Number six of Lumen Gentium contains a taxonomy of metaphors from Revelation with the Body of Christ as foremost, but all of which are contingent for a full understanding of ecclesiology (and, by extension, these formulae condition our interpretation of the Church's evangelical mission with regard to the social order). The Church is a sheepfold with Christ as the one door; She is a flock to whom He is the Good Shepherd; She is a fecund land, a vineyard, "the tillage of God"; She is the building of God with Christ as cornerstone; She is "mother" and the "spotless Bride of the Lamb"; and She is finally the Body of which Christ is head. The document then goes on to speak extensively of the Church as the holy People of God, "a nation of Kings and Priests," with Christ himself as the High Priest.

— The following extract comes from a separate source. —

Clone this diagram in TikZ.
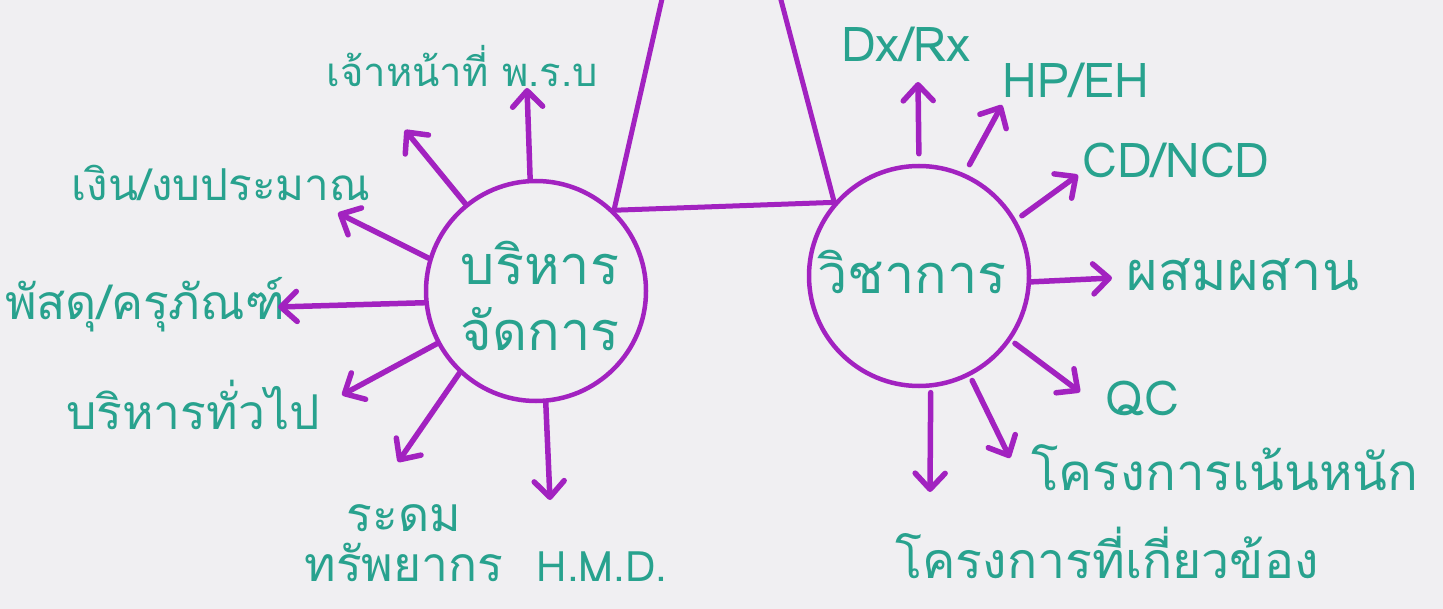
\documentclass[tikz,border=0pt]{standalone}
\usepackage{fontspec}
\newfontfamily\thai[Script=Thai]{Loma}
\usetikzlibrary{arrows.meta}
\definecolor{pen}{RGB}{162,34,192}
\definecolor{ink}{RGB}{40,162,142}
\definecolor{paper}{RGB}{240,239,242}
\tikzset{
  lab/.style={text=ink, font=\thai\fontsize{48}{60}\selectfont, inner sep=0pt},
  biglab/.style={text=ink, font=\thai\fontsize{54}{66}\selectfont, inner sep=0pt, align=center},
  hub/.style={draw=pen, line width=4.5pt, circle, minimum size=220pt, inner sep=0pt},
  spoke/.style={draw=pen, line width=5.5pt, line cap=round, line join=round,
    -{Straight Barb[length=16pt,width=30pt,line cap=round,line join=round]}},
  edge/.style={draw=pen, line width=5pt, line cap=round, line join=round}
}
\begin{document}
\begin{tikzpicture}[x=1pt,y=-1pt]
\fill[paper] (0,0) rectangle (1443,609);
\useasboundingbox (0,0) rectangle (1443,609);
\clip (0,0) rectangle (1443,609);
% hubs
\node[hub] (L) at (536,291) {};
\node[biglab] (Lt) at (540,296) {บริหาร\\จัดการ};
\node[hub] (R) at (919,276) {};
\node[biglab] (Rt) at (912,272) {วิชาการ};
% triangle
\coordinate (apex) at (717,-243);
\draw[edge] (L.46) -- (R.139);
\draw[edge] (L.46) -- (apex);
\draw[edge] (R.139) -- (apex);
% left labels
\node[lab,font=\thai\fontsize{40}{48}\selectfont] (l1) at (462,66) {เจ้าหน้าที่ พ.ร.บ};
\node[lab,font=\thai\fontsize{44}{56}\selectfont] (l2) at (221,183) {เงิน/งบประมาณ};
\node[lab] (l3) at (145,305) {พัสดุ/ครุภัณฑ์};
\node[lab] (l4) at (193,405) {บริหารทั่วไป};
\node[lab,align=center,font=\thai\fontsize{48}{50}\selectfont] (l5) at (404,543) {ระดม\\ทรัพยากร};
\node[lab,font=\thai\fontsize{42}{50}\selectfont] (l6) at (602,567) {H.M.D.};
% left arrow ends
\coordinate (e1) at (527,88);
\coordinate (e2) at (405,130);
\coordinate (e3) at (338,213);
\coordinate (e4) at (278,307);
\coordinate (e5) at (342,395);
\coordinate (e6) at (398,462);
\coordinate (e7) at (550,500);
\draw[spoke] (L.93) -- (e1);
\draw[spoke] (L.129) -- (e2);
\draw[spoke] (L.163) -- (e3);
\draw[spoke] (L.186) -- (e4);
\draw[spoke] (L.208) -- (e5);
\draw[spoke] (L.227) -- (e6);
\draw[spoke] (L.275) -- (e7);
% right labels
\node[lab] (r1) at (906,44) {Dx/Rx};
\node[lab] (r2) at (1076,80) {HP/EH};
\node[lab] (r3) at (1176,160) {CD/NCD};
\node[lab,font=\thai\fontsize{54}{60}\selectfont] (r4) at (1243,275) {ผสมผสาน};
\node[lab] (r5) at (1142,398) {QC};
\node[lab,font=\thai\fontsize{51}{60}\selectfont] (r6) at (1225,468) {โครงการเน้นหนัก};
\node[lab,font=\thai\fontsize{50}{60}\selectfont] (r7) at (1107,553) {โครงการที่เกี่ยวข้อง};
% right arrow ends
\coordinate (f1) at (918,82);
\coordinate (f2) at (1002,105);
\coordinate (f3) at (1078,175);
\coordinate (f4) at (1112,278);
\coordinate (f5) at (1080,392);
\coordinate (f6) at (1010,458);
\coordinate (f7) at (930,492);
\draw[spoke,shorten <=10pt] (R.90) -- (f1);
\draw[spoke,shorten <=10pt] (R.66) -- (f2);
\draw[spoke,shorten <=7pt] (R.30) -- (f3);
\draw[spoke] (R.-3) -- (f4);
\draw[spoke,shorten <=5pt] (R.-35) -- (f5);
\draw[spoke,shorten <=5pt] (R.-63) -- (f6);
\draw[spoke,shorten <=5pt] (R.-84) -- (f7);
\end{tikzpicture}
\end{document}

The vision imparted by this rich tapestry of symbolism is not easy to summarize, but the major outline might be said to be one of distinction within unity. The individual is not annihilated by the role of service, but rather fully realized and actualized by the very "belonging" - again, the question is best put in terms of "whose" we are: into whose flock we have been cordoned, onto which building we have been built... and so on. However, the question is certainly not one of function. The gifts and charisms which are committed to the individual parts are secondary to the primary identification established by the ordering of the whole to its end. These aspects do not define the members in themselves, but are ordered to the service of the same ontological reality to which the members are ordered as persons, namely Christ. Put another way, all individual services and ministries, vocations and callings, are contained within the basic Baptismal call to holiness and relationship with Christ.

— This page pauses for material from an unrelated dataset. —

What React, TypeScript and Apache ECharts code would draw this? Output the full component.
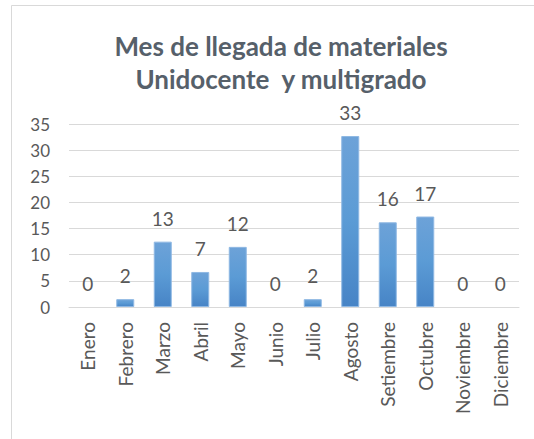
import React, { useEffect, useRef } from "react";
import * as echarts from "echarts";

const months = ["Enero", "Febrero", "Marzo", "Abril", "Mayo", "Junio", "Julio", "Agosto", "Setiembre", "Octubre", "Noviembre", "Diciembre"];
const values = [0, 1.5, 12.5, 6.7, 11.5, 0, 1.5, 32.7, 16.2, 17.3, 0, 0];
const titleLines = ["Mes de llegada de materiales", "Unidocente  y multigrado"];
const yTicks = { min: 0, max: 35, interval: 5 };

const FONT = "Lato, 'Noto Sans', sans-serif";
const GRAY = "#595959";

export default function App() {
  const ref = useRef<HTMLDivElement>(null);
  useEffect(() => {
    if (!ref.current) return;
    const chart = echarts.init(ref.current, undefined, { renderer: "svg" });
    chart.setOption({
      animation: false,
      backgroundColor: "#ffffff",
      textStyle: { fontFamily: FONT },
      title: {
        text: titleLines.join("\n"),
        left: 276,
        top: 24,
        textAlign: "center",
        textStyle: { fontFamily: FONT, fontSize: 26, fontWeight: "bold", color: "#56606a", lineHeight: 33 },
      },
      graphic: [
        {
          type: "rect",
          shape: { x: 11.5, y: 5.5, width: 700, height: 700 },
          style: { fill: "none", stroke: "#d9d9d9", lineWidth: 1 },
          silent: true,
        },
      ],
      grid: { left: 69, right: 15, top: 124, bottom: 132, containLabel: false },
      xAxis: {
        type: "category",
        data: months,
        axisLine: { show: true, lineStyle: { color: "#d9d9d9" } },
        axisTick: { show: false },
        axisLabel: { rotate: 90, margin: 15, fontSize: 19, color: GRAY, fontFamily: FONT, interval: 0 },
      },
      yAxis: {
        type: "value",
        min: yTicks.min,
        max: yTicks.max,
        interval: yTicks.interval,
        axisLine: { show: false },
        axisTick: { show: false },
        axisLabel: { margin: 19, fontSize: 17, color: GRAY, fontFamily: FONT },
        splitLine: { lineStyle: { color: "#d9d9d9", width: 1 } },
      },
      series: [
        {
          type: "bar",
          data: values.map((v) => ({ value: v, itemStyle: { borderWidth: v === 0 ? 0 : 1 } })),
          barWidth: 18,
          itemStyle: {
            color: new echarts.graphic.LinearGradient(0, 0, 0, 1, [
              { offset: 0, color: "#6da2d8" },
              { offset: 0.5, color: "#5b9bd5" },
              { offset: 1, color: "#4784c6" },
            ]),
            borderColor: "#8fb8e3",
            borderWidth: 1,
          },
          label: {
            show: true,
            position: "top",
            distance: 14,
            fontSize: 19,
            color: GRAY,
            fontFamily: FONT,
            formatter: (p: any) => String(Math.round(p.value)),
          },
        },
      ],
    });
    return () => chart.dispose();
  }, []);
  return <div ref={ref} style={{ position: "fixed", left: 0, top: 0, width: 534, height: 439 }} />;
}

Now, the Church's proclamation of the Kingdom of God contains as an essential element the building up of a more just social order. And since this mission of the Social Gospel is nothing more than the extension of Christ into the world, it follows that the same kind of formal structure applies to that message as the one we've seen defining our ecclesiological ordering.

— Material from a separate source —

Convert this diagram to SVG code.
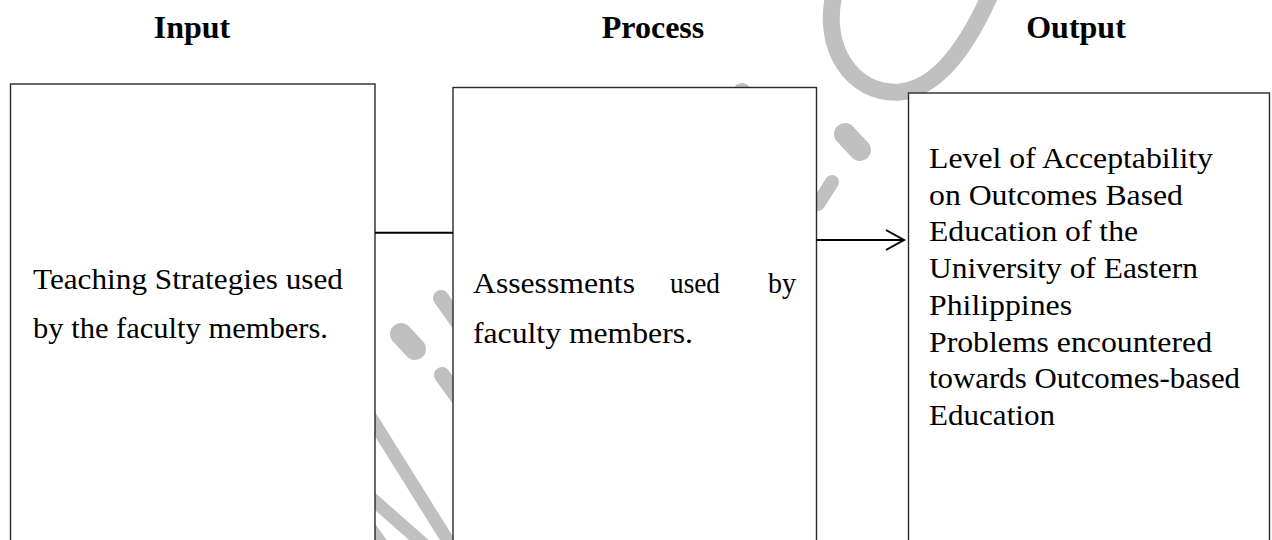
<svg xmlns="http://www.w3.org/2000/svg" width="1272" height="540" viewBox="0 0 1272 540">
  <style>
    .title { font-family: "Liberation Serif", "Times New Roman", serif; font-weight: bold; font-size: 32px; fill: #000; text-anchor: middle; }
    .body { font-family: "Liberation Serif", "Times New Roman", serif; font-size: 29px; fill: #000; }
    .body3 { font-family: "Liberation Serif", "Times New Roman", serif; font-size: 30px; fill: #000; }
    .box { fill: #fff; stroke: #2a2a2a; stroke-width: 1.4; }
    .wm { fill: none; stroke: #c0c0c0; stroke-linecap: round; }
    .conn { fill: none; stroke: #000; stroke-width: 2; }
  </style>
  <defs>
    <marker id="open-arrow" markerUnits="userSpaceOnUse" viewBox="0 0 24 24" refX="20" refY="12" markerWidth="24" markerHeight="24" orient="auto">
      <path d="M2 2 L20 12 L2 22" fill="none" stroke="#000" stroke-width="2"/>
    </marker>
  </defs>
  <rect x="0" y="0" width="1272" height="540" fill="#fff"/>

  <g id="watermark">
    <path class="wm" stroke-width="17" d="M834 -5 C822 45 850 95 900 92 C940 88 970 40 990 -5"/>
    <path class="wm" stroke-width="22" d="M845 134 L860 150"/>
    <path class="wm" stroke-width="18" d="M742 92 L748 100"/>
    <path class="wm" stroke-width="14" d="M832 182 L818 204"/>
    <path class="wm" stroke-width="22" d="M401 334 L415 349"/>
    <path class="wm" stroke-width="16" d="M441 298 L460 325"/>
    <path class="wm" stroke-width="16" d="M442 375 L460 400"/>
    <path class="wm" stroke-width="13" d="M360 400 L460 560"/>
    <path class="wm" stroke-width="13" d="M362 490 L428 548"/>
    <path class="wm" stroke-width="10" d="M368 522 L386 548"/>
  </g>

  <g id="title-input"><text class="title" x="192" y="38">Input</text></g>
  <g id="title-process"><text class="title" x="653" y="38">Process</text></g>
  <g id="title-output"><text class="title" x="1076" y="38">Output</text></g>

  <g id="node-input">
    <rect class="box" x="10.5" y="84" width="364.5" height="480"/>
    <text class="body" x="33" y="289" textLength="310" lengthAdjust="spacingAndGlyphs">Teaching Strategies used</text>
    <text class="body" x="33" y="338" textLength="295" lengthAdjust="spacingAndGlyphs">by the faculty members.</text>
  </g>

  <g id="node-process">
    <rect class="box" x="453" y="87.5" width="363.5" height="480"/>
    <text class="body" y="293"><tspan x="473" textLength="162" lengthAdjust="spacingAndGlyphs">Assessments</tspan><tspan x="670" textLength="50" lengthAdjust="spacingAndGlyphs">used</tspan><tspan x="768" textLength="28" lengthAdjust="spacingAndGlyphs">by</tspan></text>
    <text class="body" x="473" y="343" textLength="220" lengthAdjust="spacingAndGlyphs">faculty members.</text>
  </g>

  <g id="node-output">
    <rect class="box" x="908.5" y="93" width="361" height="480"/>
    <text class="body3" x="929" y="168" textLength="284" lengthAdjust="spacingAndGlyphs">Level of Acceptability</text>
    <text class="body3" x="929" y="204.7" textLength="254" lengthAdjust="spacingAndGlyphs">on Outcomes Based</text>
    <text class="body3" x="929" y="241.4" textLength="209" lengthAdjust="spacingAndGlyphs">Education of the</text>
    <text class="body3" x="929" y="278.1" textLength="269" lengthAdjust="spacingAndGlyphs">University of Eastern</text>
    <text class="body3" x="929" y="314.8" textLength="143" lengthAdjust="spacingAndGlyphs">Philippines</text>
    <text class="body3" x="929" y="351.5" textLength="283" lengthAdjust="spacingAndGlyphs">Problems encountered</text>
    <text class="body3" x="929" y="388.2" textLength="311" lengthAdjust="spacingAndGlyphs">towards Outcomes-based</text>
    <text class="body3" x="929" y="424.9" textLength="126" lengthAdjust="spacingAndGlyphs">Education</text>
  </g>

  <g id="connectors">
    <line class="conn" x1="375" y1="232.7" x2="453" y2="232.7"/>
    <line class="conn" x1="816.5" y1="240" x2="904" y2="240" marker-end="url(#open-arrow)"/>
  </g>
</svg>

In a forthcoming post, I will speak about the shortcomings of a too-functional view of social justice. I will try to demonstrate that the same dual integrity of distinction and unity must apply to the social order as applies to the Body of Christ as a sacramental reality. Only in this way is the ordering of society truly analogous to the Mystical Body. It is not something brought into being by diversity of function and roles, but rather something primary to which any diversity of function and roles is contingently ordered. Finally, I will try to show that personal realization - what in the order of the Church is the "calling by name" of each sheep in the flock, the Baptismal claiming of each particular member for unique relation to the end - is just as crucial in the ordering of a just society, which is sadly lacking in our current arrangements which relegate economic players to the position of functional technicians rather than fully thematic persons.